*** Records shown

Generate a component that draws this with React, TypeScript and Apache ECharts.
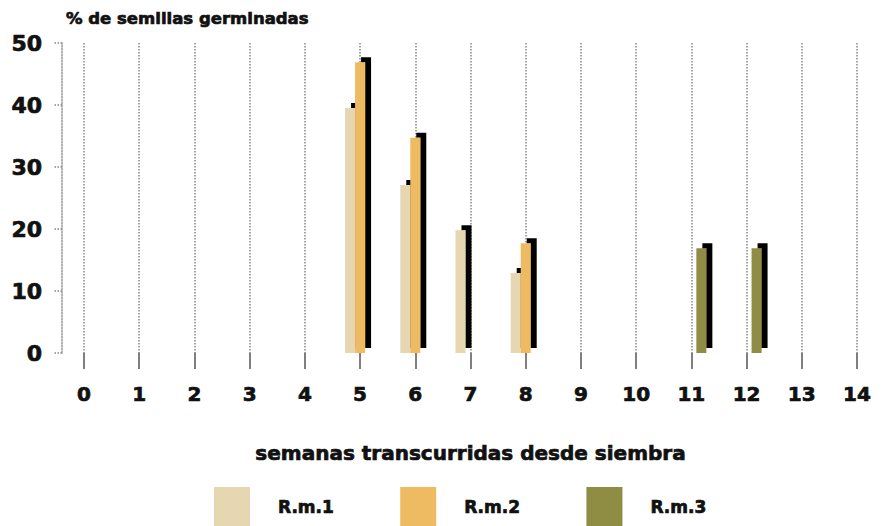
import React, { useEffect, useRef } from "react";
import * as echarts from "echarts";

const weeks = ["0", "1", "2", "3", "4", "5", "6", "7", "8", "9", "10", "11", "12", "13", "14"];
const rm1 = [null, null, null, null, null, 39.5, 27.1, 19.8, 12.9, null, null, null, null, null, null];
const rm2 = [null, null, null, null, null, 46.9, 34.7, null, 17.7, null, null, null, null, null, null];
const rm3 = [null, null, null, null, null, null, null, null, null, null, null, 16.9, 16.9, null, null];
const seriesNames = ["R.m.1", "R.m.2", "R.m.3"];
const colors = ["#e6d6b2", "#efbb62", "#8f8c44"];
const yTicks = [0, 10, 20, 30, 40, 50];

const FONT = "DejaVu Sans";
const heavy = { fontFamily: FONT, fontWeight: "bold", color: "#111", textBorderColor: "#111", textBorderWidth: 0.7 };

export default function App() {
  const ref = useRef<HTMLDivElement>(null);
  useEffect(() => {
    if (!ref.current) return;
    const chart = echarts.init(ref.current, null, { renderer: "svg" });
    const values = [rm1, rm2, rm3];
    chart.setOption({
      animation: false,
      backgroundColor: "#ffffff",
      grid: { left: 84, right: 26, top: 43, bottom: 173, containLabel: false },
      legend: {
        left: 214,
        top: 487,
        padding: 0,
        itemWidth: 36,
        itemHeight: 40,
        itemGap: 66,
        icon: "rect",
        data: seriesNames,
        itemStyle: { shadowColor: "rgba(0,0,0,0)", shadowOffsetX: 0, shadowOffsetY: 0, shadowBlur: 0 },
        textStyle: { ...heavy, fontSize: 17, padding: [4, 0, 0, 23] },
      },
      xAxis: {
        type: "category",
        data: weeks,
        boundaryGap: false,
        name: "semanas transcurridas desde siembra",
        nameLocation: "middle",
        nameGap: 90,
        nameTextStyle: { ...heavy, fontSize: 20 },
        axisLine: { show: false },
        axisTick: { show: true, length: 16, interval: 0, lineStyle: { color: "#555", width: 1.5 } },
        axisLabel: { interval: 0, margin: 31, ...heavy, fontSize: 20 },
        splitLine: {
          show: true,
          interval: 0,
          lineStyle: { type: "dotted", color: "#888", width: 1.5 },
        },
      },
      yAxis: {
        type: "value",
        min: 0,
        max: 50,
        interval: 10,
        offset: 22,
        name: "% de semillas germinadas",
        nameLocation: "end",
        nameGap: 25,
        nameTextStyle: {
          ...heavy,
          fontSize: 16.5,
          align: "left",
          verticalAlign: "middle",
          padding: [0, 0, 0, 4],
        },
        axisLine: { show: true, lineStyle: { type: "dotted", color: "#999", width: 1.5 } },
        axisTick: { show: true, length: 8, lineStyle: { type: "dotted", color: "#888", width: 1.5 } },
        axisLabel: { margin: 20, ...heavy, fontSize: 22, customValues: yTicks },
        splitLine: { show: false },
      },
      series: seriesNames.map((name, i) => ({
        name,
        type: "bar",
        data: values[i],
        barWidth: 10,
        barGap: "0%",
        itemStyle: {
          color: colors[i],
          shadowColor: "#000000",
          shadowBlur: 0,
          shadowOffsetX: 6,
          shadowOffsetY: -5,
        },
      })),
    });
    return () => chart.dispose();
  }, []);
  return <div ref={ref} style={{ position: "fixed", left: 0, top: 0, width: 883, height: 526 }} />;
}
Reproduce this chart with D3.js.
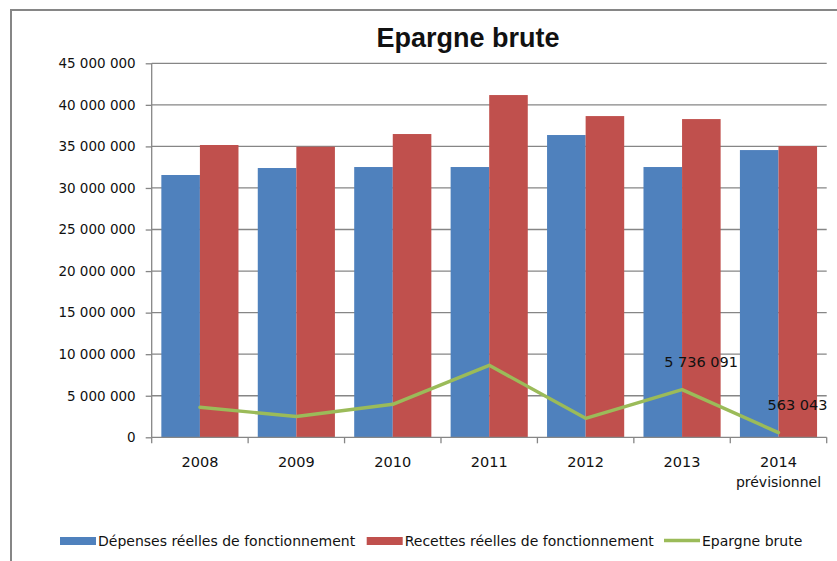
<!DOCTYPE html>
<html lang="fr">
<head>
    <meta charset="UTF-8">
    <script src="https://cdn.jsdelivr.net/npm/d3@7"></script>
    <title>Epargne brute</title>
    <style>
        body { margin: 0; background: #fff; }
        text { font-family: "DejaVu Sans", sans-serif; fill: #111; }
    </style>
</head>
<body>
</body>
<script>

    // données
    let years = ["2008", "2009", "2010", "2011", "2012", "2013", "2014"]
    let yearSub = ["", "", "", "", "", "", "prévisionnel"]
    let depenses = [31560000, 32400000, 32520000, 32520000, 36370000, 32520000, 34560000]
    let recettes = [35170000, 34960000, 36490000, 41180000, 38650000, 38290000, 35040000]
    let epargne = [3610000, 2500000, 3970000, 8660000, 2280000, 5736091, 563043]
    let labelled = [false, false, false, false, false, true, true]
    let yTicks = [0, 5e6, 10e6, 15e6, 20e6, 25e6, 30e6, 35e6, 40e6, 45e6]
    let seriesNames = ["Dépenses réelles de fonctionnement", "Recettes réelles de fonctionnement", "Epargne brute"]
    let colors = ["#4f81bd", "#c0504d", "#9bbb59"]

    let width = 837,
        height = 561,
        plotLeft = 151.7,
        plotRight = 826.7,
        plotTop = 63.3,
        plotBottom = 437.3,
        grey = "#868686"

    let x = d3.scaleBand()
        .domain(years)
        .range([plotLeft, plotRight])

    let sub = d3.scaleBand()
        .domain([0, 1])
        .range([x.bandwidth() * 0.1, x.bandwidth() * 0.9])

    let y = d3.scaleLinear()
        .domain([0, 45e6])
        .range([plotBottom, plotTop])

    let fmt = v => d3.format(",")(v).replace(/,/g, " ")

    let svg = d3.select("body")
        .append("svg")
        .attr("width", width)
        .attr("height", height)

    // cadre
    svg.append("rect")
        .attr("x", 11).attr("y", 10)
        .attr("width", 900).attr("height", 600)
        .attr("fill", "none")
        .attr("stroke", grey)
        .attr("stroke-width", 2)

    svg.append("text")
        .attr("x", 468).attr("y", 46.5)
        .attr("text-anchor", "middle")
        .style("font-family", "'Liberation Sans', sans-serif")
        .style("font-weight", "bold")
        .style("font-size", "27px")
        .text("Epargne brute")

    // grille
    svg.append("g").selectAll("line")
        .data(yTicks.slice(1))
        .enter()
        .append("line")
        .attr("x1", plotLeft).attr("x2", plotRight)
        .attr("y1", d => y(d)).attr("y2", d => y(d))
        .attr("stroke", grey)
        .attr("stroke-width", 1.3)

    // axe y
    let yAxis = svg.append("g")
        .attr("transform", "translate(" + plotLeft + ",0)")
        .call(d3.axisLeft(y).tickValues(yTicks).tickSize(6).tickPadding(10).tickFormat(fmt))
    yAxis.selectAll("line, path").attr("stroke", grey).attr("stroke-width", 1.3)
    yAxis.selectAll("text").style("font-size", "13.5px").attr("fill", "#111")
    yAxis.select(".domain").attr("d", "M0," + plotTop + "V" + plotBottom)

    // barres
    let data = [depenses, recettes]
    data.forEach(function (set, i) {
        svg.append("g").selectAll("rect")
            .data(set)
            .enter()
            .append("rect")
            .attr("x", (d, j) => x(years[j]) + sub(i))
            .attr("width", sub.bandwidth())
            .attr("y", d => y(d))
            .attr("height", d => plotBottom - y(d))
            .attr("fill", colors[i])
    })

    // axe x
    let xAxis = svg.append("g")
        .attr("transform", "translate(0," + plotBottom + ")")
    xAxis.append("line")
        .attr("x1", plotLeft).attr("x2", plotRight)
        .attr("stroke", grey).attr("stroke-width", 1.3)
    xAxis.selectAll("line.tick")
        .data(years.concat(["end"]))
        .enter()
        .append("line")
        .attr("class", "tick")
        .attr("x1", (d, i) => plotLeft + i * x.bandwidth())
        .attr("x2", (d, i) => plotLeft + i * x.bandwidth())
        .attr("y1", 0).attr("y2", 6)
        .attr("stroke", grey).attr("stroke-width", 1.3)
    xAxis.selectAll("text.year")
        .data(years)
        .enter()
        .append("text")
        .attr("class", "year")
        .attr("x", d => x(d) + x.bandwidth() / 2)
        .attr("y", 29.5)
        .attr("text-anchor", "middle")
        .style("font-size", "14.5px")
        .text(d => d)
    xAxis.selectAll("text.sub")
        .data(yearSub)
        .enter()
        .append("text")
        .attr("class", "sub")
        .attr("x", (d, i) => x(years[i]) + x.bandwidth() / 2)
        .attr("y", 49.5)
        .attr("text-anchor", "middle")
        .style("font-size", "14px")
        .text(d => d)

    // courbe
    let line = d3.line()
        .x((d, i) => x(years[i]) + x.bandwidth() / 2)
        .y(d => y(d))

    svg.append("path")
        .attr("d", line(epargne))
        .attr("fill", "none")
        .attr("stroke", colors[2])
        .attr("stroke-width", 3.4)
        .attr("stroke-linejoin", "round")
        .attr("stroke-linecap", "round")

    svg.append("g").selectAll("text")
        .data(epargne.filter((d, i) => labelled[i]))
        .enter()
        .append("text")
        .attr("x", d => x(years[epargne.indexOf(d)]) + x.bandwidth() / 2 + 19)
        .attr("y", d => y(d) - 23)
        .attr("text-anchor", "middle")
        .style("font-size", "14.5px")
        .text(fmt)

    // légende
    let legendX = [60, 366.7, 664]
    let legend = svg.append("g")
    seriesNames.forEach(function (name, i) {
        if (i < 2) {
            legend.append("rect")
                .attr("x", legendX[i]).attr("y", 537)
                .attr("width", 36).attr("height", 8)
                .attr("fill", colors[i])
        } else {
            legend.append("line")
                .attr("x1", legendX[i]).attr("x2", legendX[i] + 36)
                .attr("y1", 540.5).attr("y2", 540.5)
                .attr("stroke", colors[i])
                .attr("stroke-width", 3.4)
        }
        legend.append("text")
            .attr("x", legendX[i] + 38)
            .attr("y", 546)
            .style("font-size", "14px")
            .text(name)
    })

</script>
</html>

******

_What the exercise asks_. Copy, word for word, the entries above from the first line to the line that holds "import * as". Drop the pictures.

_Solved exercise_.
Generate a component that draws this with React, TypeScript and Apache ECharts.
import React, { useEffect, useRef } from "react";
import * as echarts from "echarts";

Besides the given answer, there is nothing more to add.